**The exercise:** From the very first line of the data to the line containing "const intervalTop = 23.2;", retype everything exactly, leaving the pictures behind.

**Stored data:**
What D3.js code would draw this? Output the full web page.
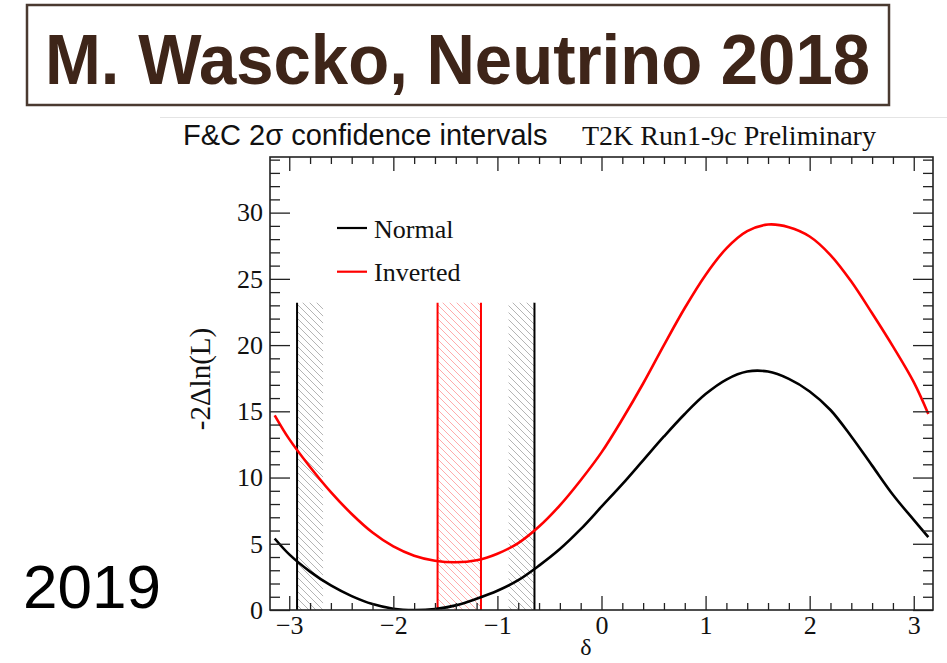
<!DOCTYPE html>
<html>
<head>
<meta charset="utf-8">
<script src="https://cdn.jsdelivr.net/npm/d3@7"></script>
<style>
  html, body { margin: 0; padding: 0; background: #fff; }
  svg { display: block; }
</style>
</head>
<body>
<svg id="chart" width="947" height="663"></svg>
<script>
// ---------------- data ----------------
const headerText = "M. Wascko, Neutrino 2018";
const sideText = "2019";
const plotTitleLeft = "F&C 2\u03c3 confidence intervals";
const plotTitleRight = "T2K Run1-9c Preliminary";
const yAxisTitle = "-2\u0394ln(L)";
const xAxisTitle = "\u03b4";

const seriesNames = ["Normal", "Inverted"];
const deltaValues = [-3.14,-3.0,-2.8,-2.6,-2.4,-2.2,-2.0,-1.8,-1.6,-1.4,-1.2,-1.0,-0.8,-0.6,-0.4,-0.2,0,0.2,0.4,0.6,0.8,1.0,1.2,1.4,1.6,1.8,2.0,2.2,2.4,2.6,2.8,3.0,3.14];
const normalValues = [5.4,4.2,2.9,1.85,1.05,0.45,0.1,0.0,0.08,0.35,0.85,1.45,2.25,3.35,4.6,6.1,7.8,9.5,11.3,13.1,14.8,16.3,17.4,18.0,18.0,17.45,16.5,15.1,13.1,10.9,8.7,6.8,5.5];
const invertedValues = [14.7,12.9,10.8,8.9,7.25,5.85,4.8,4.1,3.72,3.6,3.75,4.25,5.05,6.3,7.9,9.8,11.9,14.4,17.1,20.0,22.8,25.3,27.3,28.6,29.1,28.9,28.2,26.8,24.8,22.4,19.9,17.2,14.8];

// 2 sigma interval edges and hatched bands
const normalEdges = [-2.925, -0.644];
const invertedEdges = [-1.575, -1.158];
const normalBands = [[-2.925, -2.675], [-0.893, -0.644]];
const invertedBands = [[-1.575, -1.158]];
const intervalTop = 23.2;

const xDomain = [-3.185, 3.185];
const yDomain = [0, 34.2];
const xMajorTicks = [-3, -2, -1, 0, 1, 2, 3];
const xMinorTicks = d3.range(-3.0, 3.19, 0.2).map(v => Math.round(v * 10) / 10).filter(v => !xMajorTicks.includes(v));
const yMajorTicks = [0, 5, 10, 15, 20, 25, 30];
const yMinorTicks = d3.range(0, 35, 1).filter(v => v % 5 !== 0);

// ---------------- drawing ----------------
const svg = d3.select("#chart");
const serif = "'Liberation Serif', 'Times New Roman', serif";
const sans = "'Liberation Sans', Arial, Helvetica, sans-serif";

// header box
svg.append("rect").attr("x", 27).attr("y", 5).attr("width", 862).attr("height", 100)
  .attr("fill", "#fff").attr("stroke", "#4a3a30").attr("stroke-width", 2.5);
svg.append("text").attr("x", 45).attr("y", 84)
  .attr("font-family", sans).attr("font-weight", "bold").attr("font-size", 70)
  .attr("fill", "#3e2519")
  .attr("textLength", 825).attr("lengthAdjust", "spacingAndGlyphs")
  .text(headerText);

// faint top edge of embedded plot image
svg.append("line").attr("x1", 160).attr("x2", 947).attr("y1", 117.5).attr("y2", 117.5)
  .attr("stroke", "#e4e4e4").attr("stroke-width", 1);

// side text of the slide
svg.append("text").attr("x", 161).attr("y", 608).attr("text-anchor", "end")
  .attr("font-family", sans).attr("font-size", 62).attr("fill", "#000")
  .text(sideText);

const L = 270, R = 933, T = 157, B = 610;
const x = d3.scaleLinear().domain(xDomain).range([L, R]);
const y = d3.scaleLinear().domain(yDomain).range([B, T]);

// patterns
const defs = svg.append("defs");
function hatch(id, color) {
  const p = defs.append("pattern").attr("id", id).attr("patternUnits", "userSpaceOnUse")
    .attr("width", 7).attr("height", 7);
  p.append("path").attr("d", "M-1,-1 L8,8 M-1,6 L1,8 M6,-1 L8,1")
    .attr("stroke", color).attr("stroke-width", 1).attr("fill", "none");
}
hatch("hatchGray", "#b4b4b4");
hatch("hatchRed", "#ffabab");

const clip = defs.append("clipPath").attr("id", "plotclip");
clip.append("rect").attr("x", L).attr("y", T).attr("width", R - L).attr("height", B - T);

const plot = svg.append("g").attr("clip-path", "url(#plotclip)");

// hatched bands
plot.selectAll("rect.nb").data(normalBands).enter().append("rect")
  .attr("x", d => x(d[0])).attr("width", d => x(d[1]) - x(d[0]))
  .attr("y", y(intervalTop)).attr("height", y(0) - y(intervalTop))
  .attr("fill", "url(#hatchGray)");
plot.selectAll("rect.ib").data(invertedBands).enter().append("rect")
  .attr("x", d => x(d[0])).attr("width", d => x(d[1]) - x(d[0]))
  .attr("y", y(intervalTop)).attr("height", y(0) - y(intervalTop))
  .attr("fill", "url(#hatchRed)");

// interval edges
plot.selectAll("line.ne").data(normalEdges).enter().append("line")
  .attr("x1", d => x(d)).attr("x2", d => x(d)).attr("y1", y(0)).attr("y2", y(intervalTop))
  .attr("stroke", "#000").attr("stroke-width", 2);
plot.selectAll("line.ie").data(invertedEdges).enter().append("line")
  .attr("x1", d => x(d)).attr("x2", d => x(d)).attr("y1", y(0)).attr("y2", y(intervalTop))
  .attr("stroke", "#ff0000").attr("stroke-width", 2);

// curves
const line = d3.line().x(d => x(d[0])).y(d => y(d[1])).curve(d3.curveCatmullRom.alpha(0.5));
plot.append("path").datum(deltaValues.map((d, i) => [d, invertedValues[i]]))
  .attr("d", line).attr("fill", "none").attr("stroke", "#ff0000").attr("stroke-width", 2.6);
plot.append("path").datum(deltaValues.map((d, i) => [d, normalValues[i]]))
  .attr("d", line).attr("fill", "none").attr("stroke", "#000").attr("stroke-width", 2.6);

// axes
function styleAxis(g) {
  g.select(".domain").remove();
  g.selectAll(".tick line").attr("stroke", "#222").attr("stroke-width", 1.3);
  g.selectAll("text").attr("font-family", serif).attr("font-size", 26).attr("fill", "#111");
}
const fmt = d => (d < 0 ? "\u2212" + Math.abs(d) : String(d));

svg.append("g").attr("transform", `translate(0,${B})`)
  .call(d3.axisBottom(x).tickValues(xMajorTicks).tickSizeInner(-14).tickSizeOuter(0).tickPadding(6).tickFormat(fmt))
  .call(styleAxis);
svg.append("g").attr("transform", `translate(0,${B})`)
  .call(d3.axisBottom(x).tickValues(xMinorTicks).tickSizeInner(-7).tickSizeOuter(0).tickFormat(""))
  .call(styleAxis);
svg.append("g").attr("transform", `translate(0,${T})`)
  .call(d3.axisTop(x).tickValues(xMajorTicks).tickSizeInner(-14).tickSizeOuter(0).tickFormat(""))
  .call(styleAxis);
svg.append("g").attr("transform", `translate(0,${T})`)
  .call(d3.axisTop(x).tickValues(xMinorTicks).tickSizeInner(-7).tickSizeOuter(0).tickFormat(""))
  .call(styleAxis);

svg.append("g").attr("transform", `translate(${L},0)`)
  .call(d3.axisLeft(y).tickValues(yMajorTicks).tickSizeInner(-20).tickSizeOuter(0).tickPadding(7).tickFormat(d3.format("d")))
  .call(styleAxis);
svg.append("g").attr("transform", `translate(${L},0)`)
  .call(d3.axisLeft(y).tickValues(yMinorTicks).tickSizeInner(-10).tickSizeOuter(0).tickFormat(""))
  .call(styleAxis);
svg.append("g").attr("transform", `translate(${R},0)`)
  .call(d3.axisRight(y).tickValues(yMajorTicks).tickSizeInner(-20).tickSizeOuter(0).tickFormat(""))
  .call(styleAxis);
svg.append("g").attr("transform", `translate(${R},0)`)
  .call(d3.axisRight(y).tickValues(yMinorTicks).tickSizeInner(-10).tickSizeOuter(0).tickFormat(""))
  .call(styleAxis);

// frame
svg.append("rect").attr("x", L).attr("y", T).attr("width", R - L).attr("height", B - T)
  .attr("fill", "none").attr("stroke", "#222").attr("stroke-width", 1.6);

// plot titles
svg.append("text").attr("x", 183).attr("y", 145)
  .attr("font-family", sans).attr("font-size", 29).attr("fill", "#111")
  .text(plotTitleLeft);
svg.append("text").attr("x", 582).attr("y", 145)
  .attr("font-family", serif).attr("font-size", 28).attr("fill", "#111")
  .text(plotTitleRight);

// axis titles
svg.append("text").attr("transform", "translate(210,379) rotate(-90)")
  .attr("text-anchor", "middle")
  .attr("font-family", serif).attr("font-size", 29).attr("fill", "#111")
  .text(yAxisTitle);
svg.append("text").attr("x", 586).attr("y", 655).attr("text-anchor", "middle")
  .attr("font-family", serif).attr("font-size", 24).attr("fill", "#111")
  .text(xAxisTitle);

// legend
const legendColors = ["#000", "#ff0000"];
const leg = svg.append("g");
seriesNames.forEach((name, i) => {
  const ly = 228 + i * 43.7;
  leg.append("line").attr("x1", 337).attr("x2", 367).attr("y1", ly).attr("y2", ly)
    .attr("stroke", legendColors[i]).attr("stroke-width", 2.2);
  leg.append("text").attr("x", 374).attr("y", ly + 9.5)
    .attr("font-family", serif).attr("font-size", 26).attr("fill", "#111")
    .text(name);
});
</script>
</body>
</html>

**Task output:**
What D3.js code would draw this? Output the full web page.
<!DOCTYPE html>
<html>
<head>
<meta charset="utf-8">
<script src="https://cdn.jsdelivr.net/npm/d3@7"></script>
<style>
  html, body { margin: 0; padding: 0; background: #fff; }
  svg { display: block; }
</style>
</head>
<body>
<svg id="chart" width="947" height="663"></svg>
<script>
// ---------------- data ----------------
const headerText = "M. Wascko, Neutrino 2018";
const sideText = "2019";
const plotTitleLeft = "F&C 2\u03c3 confidence intervals";
const plotTitleRight = "T2K Run1-9c Preliminary";
const yAxisTitle = "-2\u0394ln(L)";
const xAxisTitle = "\u03b4";

const seriesNames = ["Normal", "Inverted"];
const deltaValues = [-3.14,-3.0,-2.8,-2.6,-2.4,-2.2,-2.0,-1.8,-1.6,-1.4,-1.2,-1.0,-0.8,-0.6,-0.4,-0.2,0,0.2,0.4,0.6,0.8,1.0,1.2,1.4,1.6,1.8,2.0,2.2,2.4,2.6,2.8,3.0,3.14];
const normalValues = [5.4,4.2,2.9,1.85,1.05,0.45,0.1,0.0,0.08,0.35,0.85,1.45,2.25,3.35,4.6,6.1,7.8,9.5,11.3,13.1,14.8,16.3,17.4,18.0,18.0,17.45,16.5,15.1,13.1,10.9,8.7,6.8,5.5];
const invertedValues = [14.7,12.9,10.8,8.9,7.25,5.85,4.8,4.1,3.72,3.6,3.75,4.25,5.05,6.3,7.9,9.8,11.9,14.4,17.1,20.0,22.8,25.3,27.3,28.6,29.1,28.9,28.2,26.8,24.8,22.4,19.9,17.2,14.8];

// 2 sigma interval edges and hatched bands
const normalEdges = [-2.925, -0.644];
const invertedEdges = [-1.575, -1.158];
const normalBands = [[-2.925, -2.675], [-0.893, -0.644]];
const invertedBands = [[-1.575, -1.158]];
const intervalTop = 23.2;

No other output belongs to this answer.